The first Rent Year shall commence on the Rent Commencement Date and expire at 11:59 p.m. on the day before the first anniversary of the Rent Commencement Date. Each succeeding Rent Year shall commence on the applicable anniversary of the Rent Commencement Date and expire at 11:59 p.m. on the day before the next succeeding anniversary of the Rent Commencement Date; provided, however, that the Fifth Rent Year shall expire on the Expiration Date.

 

1 

Such Fixed Rent for the first Rent Year is subject to a rent abatement of $[***]. After giving effect to such rent abatement the net Fixed Rent for the first Rent Year is $[***].

2 

Such monthly installments of Fixed Rent are subject to a rent abatement of $[***] per month.

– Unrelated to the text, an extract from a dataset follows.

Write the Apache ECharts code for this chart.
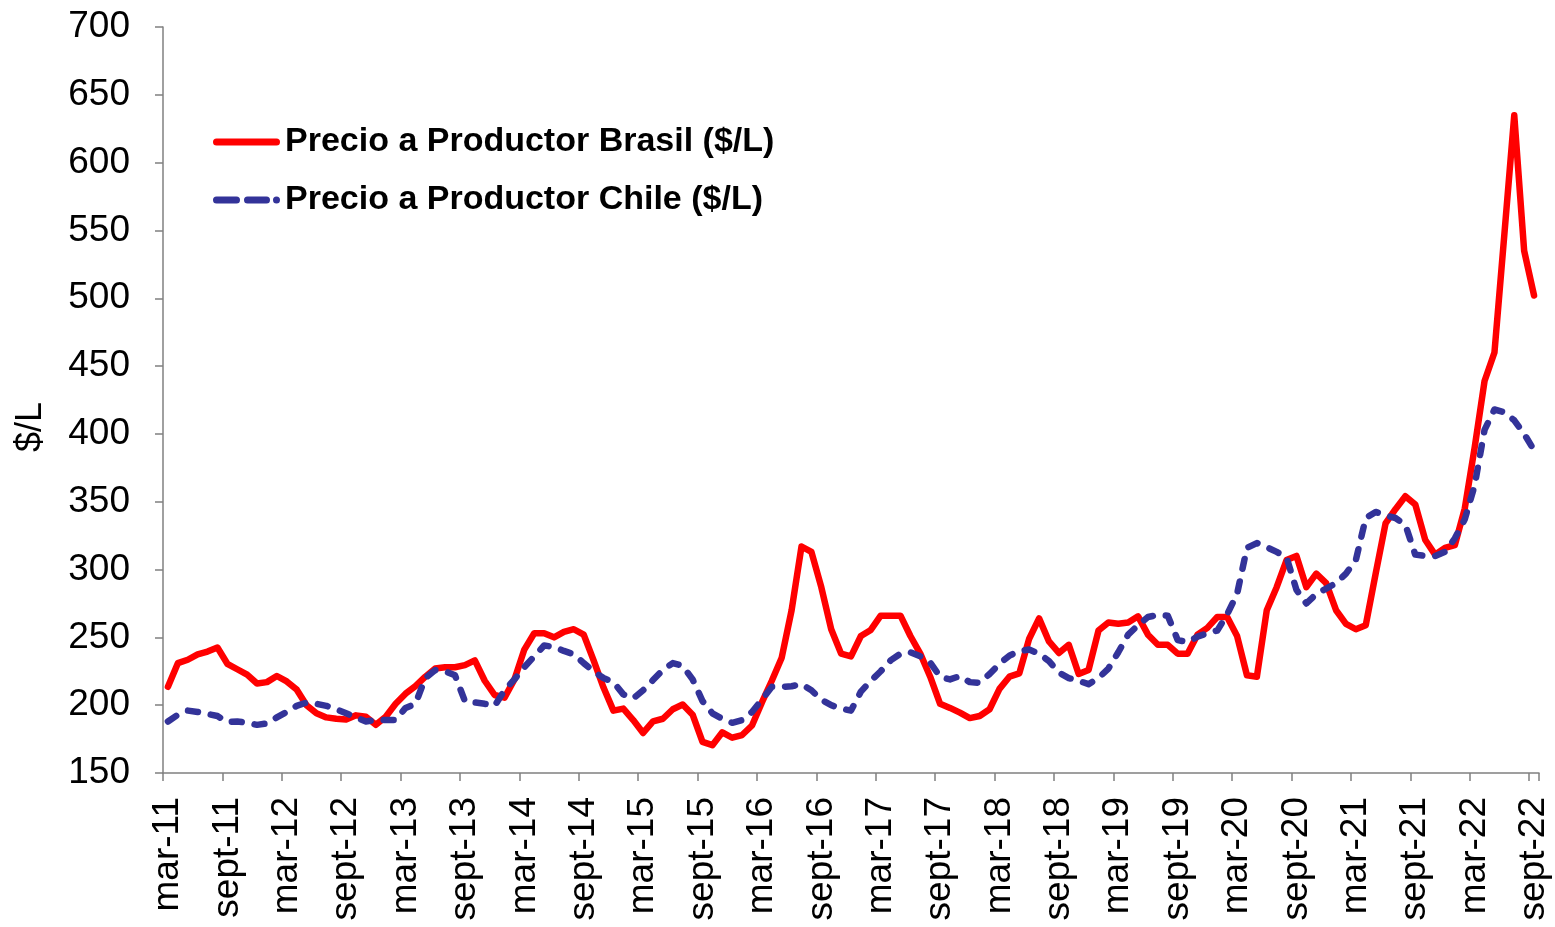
<!DOCTYPE html>
<html>
<head>
<meta charset="utf-8">
<script src="https://cdn.jsdelivr.net/npm/echarts@6/dist/echarts.min.js"></script>
<style>
html,body{margin:0;padding:0;background:#fff;}
#chart{width:1555px;height:927px;}
</style>
</head>
<body>
<div id="chart"></div>
<script>
// Month abbreviations used for category names (Spanish)
const monthNames = ['ene','feb','mar','abr','may','jun','jul','ago','sept','oct','nov','dic'];
const startYear = 11, startMonth = 2; // mar-11
const monthCount = 139;                // mar-11 .. sept-22

const seriesNames = ['Precio a Productor Brasil ($/L)', 'Precio a Productor Chile ($/L)'];

// Precio a Productor Brasil ($/L), monthly mar-11 .. sept-22
const brasil = [
  213.5, 231, 233.5, 237.5, 239.5, 242.5, 230.5, 226.5, 222.5, 216,
  217, 221.5, 217.5, 211.5, 200, 194, 191, 190, 189.5, 192.5,
  191.5, 185.5, 191.5, 201, 208.5, 214, 221, 227, 228, 228,
  229.5, 233, 218, 207.5, 205.5, 219, 241, 253, 253, 250,
  254, 256, 252, 233, 213, 196, 197.5, 189, 179.5, 188,
  190, 197, 200.5, 193, 173, 170.5, 180, 176, 178, 185,
  202, 218, 235, 270, 317, 313, 287, 256, 238, 236,
  251, 255.5, 266, 266, 266, 251, 238, 221, 201, 198,
  194.5, 190.5, 192, 197, 212, 221, 223.5, 249, 264, 247,
  238.5, 244.5, 223, 226, 255, 261, 260, 261, 265.5, 252,
  244.5, 244.5, 238, 238, 252, 257, 265, 265, 251, 222,
  221, 270, 287, 307, 310, 287, 297, 290, 270, 260,
  256, 259, 297, 334, 344.5, 354, 348, 322, 311, 316,
  318, 345, 390, 439, 460, 547, 635, 535, 502
];

// Precio a Productor Chile ($/L), monthly mar-11 .. sept-22
const chile = [
  188, 193, 196, 195, 193.5, 192, 187.5, 188, 187, 185.5,
  186.5, 191, 195, 199.5, 202, 201, 199.5, 197, 194, 191,
  188, 189, 189, 189, 198, 201, 220, 226, 225, 222,
  203, 202, 201, 199.5, 211, 219, 228, 236, 244, 243,
  240, 237.5, 231, 225, 220, 217, 208, 205, 211, 218.5,
  226, 231, 229, 219, 203, 194, 190, 187, 189, 195,
  204, 213.5, 213.5, 214, 215.5, 211, 204, 200, 197.5, 196,
  210, 218, 225, 233, 238, 239, 236, 231.5, 221, 219,
  221.5, 217, 216.5, 223, 230.5, 236.5, 240, 241, 238, 232.5,
  224, 220, 218, 215.5, 220, 227, 239, 252, 259, 265,
  266.5, 266, 248, 246.5, 250.5, 253, 255, 267, 282, 316,
  319.5, 316.5, 313, 309, 285, 275, 282, 286, 290, 297,
  307, 338, 342.5, 340, 338, 333, 311, 310, 310, 313,
  323, 337, 362, 403, 418, 416, 410, 400, 388
];

const categories = [];
for (let k = 0; k < monthCount; k++) {
  const m = (startMonth + k) % 12;
  const y = startYear + Math.floor((startMonth + k) / 12);
  categories.push(monthNames[m] + '-' + y);
}

// legend icons: solid bar and dashed bar with rounded ends
const iconSolid = 'path://M3.5,0 H63.5 A3.5,3.5 0 0 1 63.5,7 H3.5 A3.5,3.5 0 0 1 3.5,0 Z';
const iconDashed = 'path://M3.5,0 H23.5 A3.5,3.5 0 0 1 23.5,7 H3.5 A3.5,3.5 0 0 1 3.5,0 Z ' +
                   'M34.5,0 H53.5 A3.5,3.5 0 0 1 53.5,7 H34.5 A3.5,3.5 0 0 1 34.5,0 Z ' +
                   'M63.5,0 A3.5,3.5 0 0 1 63.5,7 A3.5,3.5 0 0 1 63.5,0 Z';

const FONT = "'Liberation Sans', Arial, Helvetica, sans-serif";
const chart = echarts.init(document.getElementById('chart'));
chart.setOption({
  animation: false,
  backgroundColor: '#ffffff',
  textStyle: { fontFamily: FONT },
  grid: { left: 163, right: 16, top: 27, bottom: 154, containLabel: false },
  legend: {
    orient: 'vertical',
    left: 208,
    top: 120,
    itemWidth: 67,
    itemHeight: 7,
    itemGap: 24,
    textStyle: { fontSize: 34, fontWeight: 'bold', color: '#000', fontFamily: FONT },
    data: [
      { name: seriesNames[0], icon: iconSolid },
      { name: seriesNames[1], icon: iconDashed }
    ]
  },
  xAxis: {
    type: 'category',
    data: categories,
    boundaryGap: true,
    axisLine: { show: true, lineStyle: { color: '#808080', width: 1.5 } },
    axisTick: { show: true, interval: 5, length: 8, lineStyle: { color: '#808080', width: 1.5 } },
    axisLabel: { interval: 5, rotate: 90, margin: 24, fontSize: 37, color: '#000', fontFamily: FONT },
    splitLine: { show: false }
  },
  yAxis: {
    type: 'value',
    min: 150,
    max: 700,
    interval: 50,
    name: '$/L',
    nameLocation: 'middle',
    nameGap: 114,
    nameTextStyle: { fontSize: 36, color: '#000', fontFamily: FONT, padding: [0, 54, 0, 0] },
    axisLine: { show: true, lineStyle: { color: '#808080', width: 1.5 } },
    axisTick: { show: true, length: 8, lineStyle: { color: '#808080', width: 1.5 } },
    axisLabel: { margin: 33, fontSize: 37, color: '#000', fontFamily: FONT },
    splitLine: { show: false }
  },
  series: [
    {
      name: seriesNames[0],
      type: 'line',
      data: brasil,
      symbol: 'none',
      z: 2,
      lineStyle: { color: '#FF0000', width: 6.5, join: 'round', cap: 'round' },
      itemStyle: { color: '#FF0000' }
    },
    {
      name: seriesNames[1],
      type: 'line',
      data: chile,
      symbol: 'none',
      z: 3,
      lineStyle: { color: '#333399', width: 6.5, type: [10, 13], cap: 'round', join: 'round' },
      itemStyle: { color: '#333399' }
    }
  ]
});
</script>
</body>
</html>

After giving effect to such rent abatement, the net monthly installment of Fixed Rent for the first Rent Year is $[***].


Schedule 2

Operating Expense Exclusions

 

   

Rentals and other related expenses, if any, incurred in leasing capital items.

 

   

Ground rent.

 

   

Payment of principal, finance charges or interest on debt or amortization on any mortgage or any penalties assessed as a result of Landlord’s late payments of such amounts.

 

   

Impact fees and other costs and expenses paid or incurred in connection with the initial development and construction of the Development Common Areas.

 

   

Charitable or political contributions.

 

   

The cost of repairs, replacements or other work occasioned by fire, windstorm or other casualty, except to the extent of any commercially reasonable deductible.

 

   

The cost of repairs, replacements or other work occasioned by the exercise of eminent domain.

 

   

All costs of correcting latent defects, including any allowances for same, in the initial construction of the Development Common Areas.

 

   

The cost of any judgment, settlement or arbitration award resulting from liability of Landlord which is the result of gross, negligence, willful misconduct or fraud of Landlord and all expenses incurred in connection therewith.

 

   

Salaries, benefits, wages, fees, etc. for employees above the grade of building manager or for directors, officers, partners or members of Landlord.

 

   

Except for the management fee set forth in the Lease, any overhead or profit increments to any subsidiary or affiliate of Landlord for services to the extent that the costs of such services exceed competitive costs for comparable services rendered by persons or entities of similar skill, competence and experience, other than a subsidiary or affiliate of Landlord.

 

   

Any costs of Landlord’s general overhead, including general and administrative expenses, which costs would not be chargeable to operating expenses in accordance with generally accounting principles, consistently applied.

 

   

Any otherwise includible costs of correcting defects or replacing defective equipment to the extent such costs are recovered under warranties of manufacturers, suppliers or contractors, or are otherwise borne by parties other than Landlord.


   

All costs and expenses associated with the operation of the business of the entity which constitutes Landlord as the same are distinguished from the costs of operation of the Development Common Areas, including accounting and legal matters, costs of defending any lawsuits with any Landlord’s Mortgagee, costs of selling, syndicating, financing, mortgaging or hypothecating any of the Landlord’s interest in the Development Common Areas, costs of any disputes between Landlord and its employees (if any) not engaged in operation of the Development Common Areas, disputes of Landlord with managers of the Development Common Areas, or fees or costs paid in connection with disputes where such employee provides services.

 

   

Depreciation and amortization (except as otherwise permitted in the definition of Operating Expenses).

 

   

Costs and expenses relating to Landlord’s willful misconduct or willful violation of law.

 

   

Reserves.

 

   

Costs and expenses which under GAAP would not be considered operating expenses (except for capital items otherwise permitted in the definition of Operating Expenses).

 

   

Operating Expenses to be reduced by insurance proceeds.

Other Applicable Provisions:

 

   

To the extent that employees are not employed exclusively at the Development Common Areas, the costs and expenses with respect to such employees should be pro-rated.